KNN: 1-nearest neighbor My question is about the 1-nearest neighbor classifier and is about a statement made in the excellent book The Elements of Statistical Learning, by Hastie, Tibshirani and Friedman. The statement is (p. 465, section 13.3):

"Because it uses only the training point closest to the query point, the bias of the 1-nearest neighbor estimate is often low, but the variance is high."

The book is available at 
http://www-stat.stanford.edu/~tibs/ElemStatLearn/download.html
For starters, we can define what bias and variance are. From the question "how-can-increasing-the-dimension-increase-the-variance-without-increasing-the-bi" ,  we have that:

"First of all, the bias of a classifier is the discrepancy between its averaged estimated and true function, whereas the variance of a classifier is the expected divergence of the estimated prediction function from its average value (i.e. how dependent the classifier is on the random sampling made in the training set).
Hence, the presence of bias indicates something basically wrong with the model, whereas variance is also bad, but a model with high variance could at least predict well on average."

Could someone please explain why the variance is high and the bias is low for the 1-nearest neighbor classifier?
 A: Here is a very interesting blog post about bias and variance. The section 3.1 deals with the knn algorithm and explains why low k leads to high variance and low bias.
Figure 5 is very interesting: you can see in real time how the model is changing while k is increasing. For low k, there's a lot of overfitting (some isolated "islands") which leads to low bias but high variance. For very high k, you've got a smoother model with low variance but high bias. In this example, a value of k between 10 and 20 will give a descent model which is general enough (relatively low variance) and accurate enough (relatively low bias).
A: The bias is low, because you fit your model only to the 1-nearest point. This means your model will be really close to your training data. 
The variance is high, because optimizing on only 1-nearest point means that the probability that you model the noise in your data is really high. Following your definition above, your model will depend highly on the subset of data points that you choose as training data. If you randomly reshuffle the data points you choose, the model will be dramatically different in each iteration. So 

expected divergence of the estimated prediction function from its average value (i.e. how dependent the classifier is on the random sampling made in the training set)

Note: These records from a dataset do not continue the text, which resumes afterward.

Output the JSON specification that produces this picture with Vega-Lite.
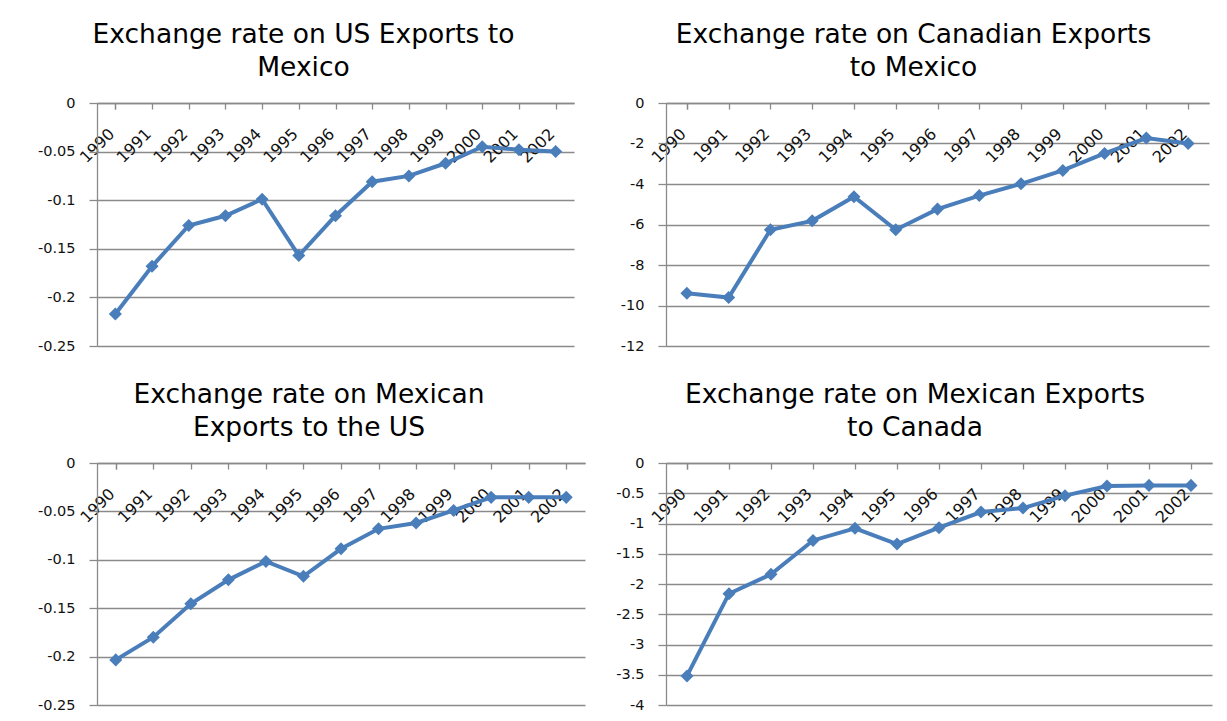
{
  "$schema": "https://vega.github.io/schema/vega-lite/v6.json",
  "background": "white",
  "padding": {"left": 37, "top": 21, "right": 5, "bottom": 5},
  "datasets": {
    "rates": [
      {"panel": "p1", "year": "1990", "value": -0.217},
      {"panel": "p1", "year": "1991", "value": -0.168},
      {"panel": "p1", "year": "1992", "value": -0.126},
      {"panel": "p1", "year": "1993", "value": -0.116},
      {"panel": "p1", "year": "1994", "value": -0.099},
      {"panel": "p1", "year": "1995", "value": -0.157},
      {"panel": "p1", "year": "1996", "value": -0.116},
      {"panel": "p1", "year": "1997", "value": -0.081},
      {"panel": "p1", "year": "1998", "value": -0.075},
      {"panel": "p1", "year": "1999", "value": -0.062},
      {"panel": "p1", "year": "2000", "value": -0.045},
      {"panel": "p1", "year": "2001", "value": -0.048},
      {"panel": "p1", "year": "2002", "value": -0.050},
      {"panel": "p2", "year": "1990", "value": -9.39},
      {"panel": "p2", "year": "1991", "value": -9.61},
      {"panel": "p2", "year": "1992", "value": -6.26},
      {"panel": "p2", "year": "1993", "value": -5.82},
      {"panel": "p2", "year": "1994", "value": -4.63},
      {"panel": "p2", "year": "1995", "value": -6.26},
      {"panel": "p2", "year": "1996", "value": -5.24},
      {"panel": "p2", "year": "1997", "value": -4.57},
      {"panel": "p2", "year": "1998", "value": -3.99},
      {"panel": "p2", "year": "1999", "value": -3.33},
      {"panel": "p2", "year": "2000", "value": -2.49},
      {"panel": "p2", "year": "2001", "value": -1.73},
      {"panel": "p2", "year": "2002", "value": -2.0},
      {"panel": "p3", "year": "1990", "value": -0.2034},
      {"panel": "p3", "year": "1991", "value": -0.180},
      {"panel": "p3", "year": "1992", "value": -0.1455},
      {"panel": "p3", "year": "1993", "value": -0.1207},
      {"panel": "p3", "year": "1994", "value": -0.1017},
      {"panel": "p3", "year": "1995", "value": -0.117},
      {"panel": "p3", "year": "1996", "value": -0.0886},
      {"panel": "p3", "year": "1997", "value": -0.068},
      {"panel": "p3", "year": "1998", "value": -0.062},
      {"panel": "p3", "year": "1999", "value": -0.049},
      {"panel": "p3", "year": "2000", "value": -0.0355},
      {"panel": "p3", "year": "2001", "value": -0.0355},
      {"panel": "p3", "year": "2002", "value": -0.0355},
      {"panel": "p4", "year": "1990", "value": -3.52},
      {"panel": "p4", "year": "1991", "value": -2.16},
      {"panel": "p4", "year": "1992", "value": -1.84},
      {"panel": "p4", "year": "1993", "value": -1.28},
      {"panel": "p4", "year": "1994", "value": -1.08},
      {"panel": "p4", "year": "1995", "value": -1.34},
      {"panel": "p4", "year": "1996", "value": -1.07},
      {"panel": "p4", "year": "1997", "value": -0.81},
      {"panel": "p4", "year": "1998", "value": -0.745},
      {"panel": "p4", "year": "1999", "value": -0.54},
      {"panel": "p4", "year": "2000", "value": -0.38},
      {"panel": "p4", "year": "2001", "value": -0.37},
      {"panel": "p4", "year": "2002", "value": -0.37}
    ]
  },
  "data": {"name": "rates"},
  "columns": 2,
  "align": "each",
  "bounds": "flush",
  "spacing": {"row": 117, "column": 81},
  "concat": [
    {
      "width": 477, "height": 243,
      "title": {"text": ["Exchange rate on US Exports to", "Mexico"], "dx": -32},
      "transform": [{"filter": "datum.panel == 'p1'"}],
      "encoding": {
        "x": {"field": "year", "type": "ordinal", "axis": {"offset": -243}},
        "y": {"field": "value", "type": "quantitative", "scale": {"domain": [-0.25, 0], "nice": false, "zero": false},
              "axis": {"values": [0, -0.05, -0.1, -0.15, -0.2, -0.25]}}
      },
      "layer": [
        {"mark": {"type": "line", "color": "#4A7EBB", "strokeWidth": 4}},
        {"mark": {"type": "point", "shape": "diamond", "filled": true, "opacity": 1, "size": 170, "color": "#4A7EBB"}}
      ]
    },
    {
      "width": 543, "height": 243,
      "title": {"text": ["Exchange rate on Canadian Exports", "to Mexico"], "dx": -24},
      "transform": [{"filter": "datum.panel == 'p2'"}],
      "encoding": {
        "x": {"field": "year", "type": "ordinal", "axis": {"offset": -243}},
        "y": {"field": "value", "type": "quantitative", "scale": {"domain": [-12, 0], "nice": false, "zero": false},
              "axis": {"values": [0, -2, -4, -6, -8, -10, -12]}}
      },
      "layer": [
        {"mark": {"type": "line", "color": "#4A7EBB", "strokeWidth": 4}},
        {"mark": {"type": "point", "shape": "diamond", "filled": true, "opacity": 1, "size": 170, "color": "#4A7EBB"}}
      ]
    },
    {
      "width": 488, "height": 242,
      "title": {"text": ["Exchange rate on Mexican", "Exports to the US"], "dx": -32},
      "transform": [{"filter": "datum.panel == 'p3'"}],
      "encoding": {
        "x": {"field": "year", "type": "ordinal", "axis": {"offset": -242}},
        "y": {"field": "value", "type": "quantitative", "scale": {"domain": [-0.25, 0], "nice": false, "zero": false},
              "axis": {"values": [0, -0.05, -0.1, -0.15, -0.2, -0.25]}}
      },
      "layer": [
        {"mark": {"type": "line", "color": "#4A7EBB", "strokeWidth": 4}},
        {"mark": {"type": "point", "shape": "diamond", "filled": true, "opacity": 1, "size": 170, "color": "#4A7EBB"}}
      ]
    },
    {
      "width": 546, "height": 242,
      "title": {"text": ["Exchange rate on Mexican Exports", "to Canada"], "dx": -24},
      "transform": [{"filter": "datum.panel == 'p4'"}],
      "encoding": {
        "x": {"field": "year", "type": "ordinal", "axis": {"offset": -242}},
        "y": {"field": "value", "type": "quantitative", "scale": {"domain": [-4, 0], "nice": false, "zero": false},
              "axis": {"values": [0, -0.5, -1, -1.5, -2, -2.5, -3, -3.5, -4]}}
      },
      "layer": [
        {"mark": {"type": "line", "color": "#4A7EBB", "strokeWidth": 4}},
        {"mark": {"type": "point", "shape": "diamond", "filled": true, "opacity": 1, "size": 170, "color": "#4A7EBB"}}
      ]
    }
  ],
  "config": {
    "view": {"stroke": null},
    "title": {"font": "DejaVu Sans", "fontSize": 26.5, "fontWeight": "normal", "color": "#000000", "lineHeight": 33, "anchor": "middle", "offset": 14},
    "axis": {"labelFont": "DejaVu Sans", "labelFontSize": 14.5, "labelColor": "#111111", "domainColor": "#8a8a8a", "tickColor": "#8a8a8a", "gridColor": "#8a8a8a", "gridOpacity": 1, "domainWidth": 1.3, "tickWidth": 1.3, "gridWidth": 1.3, "title": null},
    "axisX": {"orient": "bottom", "labelAngle": -45, "labelAlign": "right", "labelBaseline": "middle", "labelPadding": 22, "labelOffset": -4, "tickSize": 6, "tickBand": "extent", "grid": false, "labelOverlap": false, "labelFontSize": 16},
    "axisY": {"tickSize": 8, "labelPadding": 14, "grid": true, "labelExpr": "'' + datum.value", "labelOverlap": false}
  }
}
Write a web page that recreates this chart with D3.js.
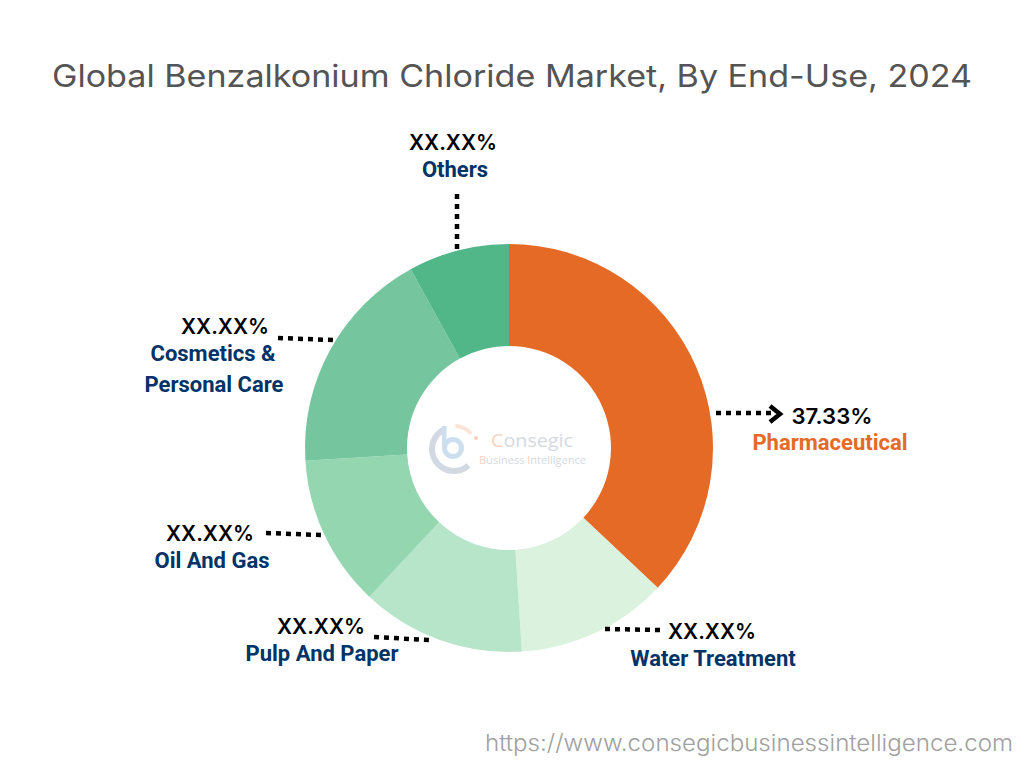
<!DOCTYPE html>
<html>
<head>
<meta charset="utf-8">
<script src="https://cdn.jsdelivr.net/npm/d3@7"></script>
<style>
  html, body { margin: 0; padding: 0; background: #fff; }
  svg { display: block; }
  text { font-family: "Inter", sans-serif; }
</style>
</head>
<body>
<svg id="donut" width="1024" height="768"></svg>
<script>
const categories = ["Pharmaceutical", "Water Treatment", "Pulp And Paper", "Oil And Gas", "Cosmetics & Personal Care", "Others"];
const shares = [37, 12, 13, 12, 18, 8];
const shareLabels = ["37.33%", "XX.XX%", "XX.XX%", "XX.XX%", "XX.XX%", "XX.XX%"];

const sliceColors = ["#E46A26", "#DAF2DE", "#B7E5C9", "#94D6AF", "#75C69E", "#52B788"];

const svg = d3.select("#donut");
const cx = 509, cy = 448;
const outerR = 204, innerR = 102;

// Title
svg.append("text")
  .attr("x", 512)
  .attr("y", 87)
  .attr("text-anchor", "middle")
  .attr("textLength", 920)
  .attr("lengthAdjust", "spacingAndGlyphs")
  .style("font-size", "31px")
  .attr("fill", "#545454")
  .text("Global Benzalkonium Chloride Market, By End-Use, 2024");

// Slices
const pie = d3.pie().sort(null).value(d => d.share);
const arc = d3.arc().innerRadius(innerR).outerRadius(outerR);
const table = categories.map((c, i) => ({ name: c, share: shares[i], label: shareLabels[i], color: sliceColors[i] }));

svg.append("g")
  .attr("transform", `translate(${cx},${cy})`)
  .selectAll("path")
  .data(pie(table))
  .join("path")
  .attr("d", arc)
  .attr("fill", d => d.data.color);

// Label layout, one entry per slice in the same order as categories
const layout = [
  { line: [716, 413, 776, 413], pct: [832, 424], name: [["Pharmaceutical", 830, 450]], color: "#E46A26" },
  { line: [605, 629, 660, 630], pct: [712, 639], name: [["Water Treatment", 713, 666]] },
  { line: [374, 637, 429, 640], pct: [321, 634], name: [["Pulp And Paper", 322, 661]] },
  { line: [266, 533, 321, 535], pct: [210, 541], name: [["Oil And Gas", 212, 568]] },
  { line: [278, 338, 333, 340], pct: [225, 334], name: [["Cosmetics &", 213, 361], ["Personal Care", 214, 392]] },
  { line: [457, 194, 457, 249], pct: [453, 150], name: [["Others", 455, 177]] }
];

const labels = svg.append("g");
layout.forEach((l, i) => {
  labels.append("line")
    .attr("x1", l.line[0]).attr("y1", l.line[1])
    .attr("x2", l.line[2]).attr("y2", l.line[3])
    .attr("stroke", "#000")
    .attr("stroke-width", 4.5)
    .attr("stroke-dasharray", "5,5");

  labels.append("text")
    .attr("x", l.pct[0]).attr("y", l.pct[1])
    .attr("text-anchor", "middle")
    .style("font-size", "21.5px")
    .style("font-weight", 600)
    .attr("fill", "#000")
    .attr("textLength", i === 0 ? 81 : 88)
    .attr("lengthAdjust", "spacingAndGlyphs")
    .text(table[i].label);

  l.name.forEach(n => {
    labels.append("text")
      .attr("x", n[1]).attr("y", n[2])
      .attr("text-anchor", "middle")
      .style("font-family", "Roboto, sans-serif")
      .style("font-size", "22px")
      .style("font-weight", 700)
      .attr("fill", l.color || "#003366")
      .text(n[0]);
  });
});

// Arrow head on the Pharmaceutical leader
labels.append("path")
  .attr("d", "M770,406 L780,414 L770,422")
  .attr("fill", "none")
  .attr("stroke", "#000")
  .attr("stroke-width", 4.5);

// Watermark logo in the hole
const logo = svg.append("g").attr("opacity", 0.3);
const logoArc = d3.arc();
logo.append("path")
  .attr("transform", "translate(454,449)")
  .attr("d", logoArc({ innerRadius: 19, outerRadius: 25, startAngle: Math.PI * 0.77, endAngle: Math.PI * 1.86 }))
  .attr("fill", "#6E83A5");
logo.append("path")
  .attr("transform", "translate(454,449)")
  .attr("d", logoArc({ innerRadius: 21, outerRadius: 25, startAngle: Math.PI * 0.02, endAngle: Math.PI * 0.27 }))
  .attr("fill", "#F2A77C");
logo.append("circle").attr("cx", 476).attr("cy", 438).attr("r", 2).attr("fill", "#E46A26");
logo.append("circle").attr("cx", 453).attr("cy", 448).attr("r", 8.5)
  .attr("fill", "none").attr("stroke", "#5E97C9").attr("stroke-width", 5);
logo.append("rect").attr("x", 442).attr("y", 426).attr("width", 4.5).attr("height", 22).attr("fill", "#5E97C9");

logo.append("text").attr("x", 491).attr("y", 447)
  .style("font-family", "'Open Sans', sans-serif").style("font-size", "18px")
  .attr("textLength", 82)
  .attr("lengthAdjust", "spacingAndGlyphs")
  .attr("fill", "#6E83A5")
  .html('<tspan fill="#E46A26">C</tspan>onsegic');
logo.append("text").attr("x", 479).attr("y", 464)
  .style("font-family", "'Open Sans', sans-serif").style("font-size", "10px")
  .attr("textLength", 107)
  .attr("lengthAdjust", "spacingAndGlyphs")
  .attr("fill", "#6E83A5")
  .html('<tspan fill="#E46A26">B</tspan>usiness <tspan fill="#E46A26">I</tspan>ntelligence');

// Source url
svg.append("text")
  .attr("x", 1013)
  .attr("y", 751)
  .attr("text-anchor", "end")
  .attr("textLength", 528)
  .attr("lengthAdjust", "spacingAndGlyphs")
  .style("font-size", "23px")
  .style("font-weight", 300)
  .attr("fill", "#A0A0A0")
  .text("https://www.consegicbusinessintelligence.com");
</script>
</body>
</html>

will be high, because each time your model will be different.
Example
In general, a k-NN model fits a specific point in the data with the N nearest data points in your training set. For 1-NN this point depends only of 1 single other point. E.g. you want to split your samples into two groups (classification) - red and blue. If you train your model for a certain point p for which the nearest 4 neighbors would be red, blue, blue, blue (ascending by distance to p). Then a 4-NN would classify your point to blue (3 times blue and 1 time red), but your 1-NN model classifies it to red, because red is the nearest point. This means, that your model is really close to your training data and therefore the bias is low. If you compute the RSS between your model and your training data it is close to 0. In contrast to this the variance in your model is high, because your model is extremely sensitive and wiggly. As pointed out above, a random shuffling of your training set would be likely to change your model dramatically. In contrast, 10-NN would be more robust in such cases, but could be to stiff. Which k to choose depends on your data set. This highly depends on the Bias-Variance-Tradeoff, which exactly relates to this problem.
A: You should keep in mind that the 1-Nearest Neighbor classifier is actually the most complex nearest neighbor model. By most complex, I mean it has the most jagged decision boundary, and is most likely to overfit. If you use an N-nearest neighbor classifier (N = number of training points), you'll classify everything as the majority class. Different permutations of the data will get you the same answer, giving you a set of models that have zero variance (they're all exactly the same), but a high bias (they're all consistently wrong). Reducing the setting of K gets you closer and closer to the training data (low bias), but the model will be much more dependent on the particular training examples chosen (high variance).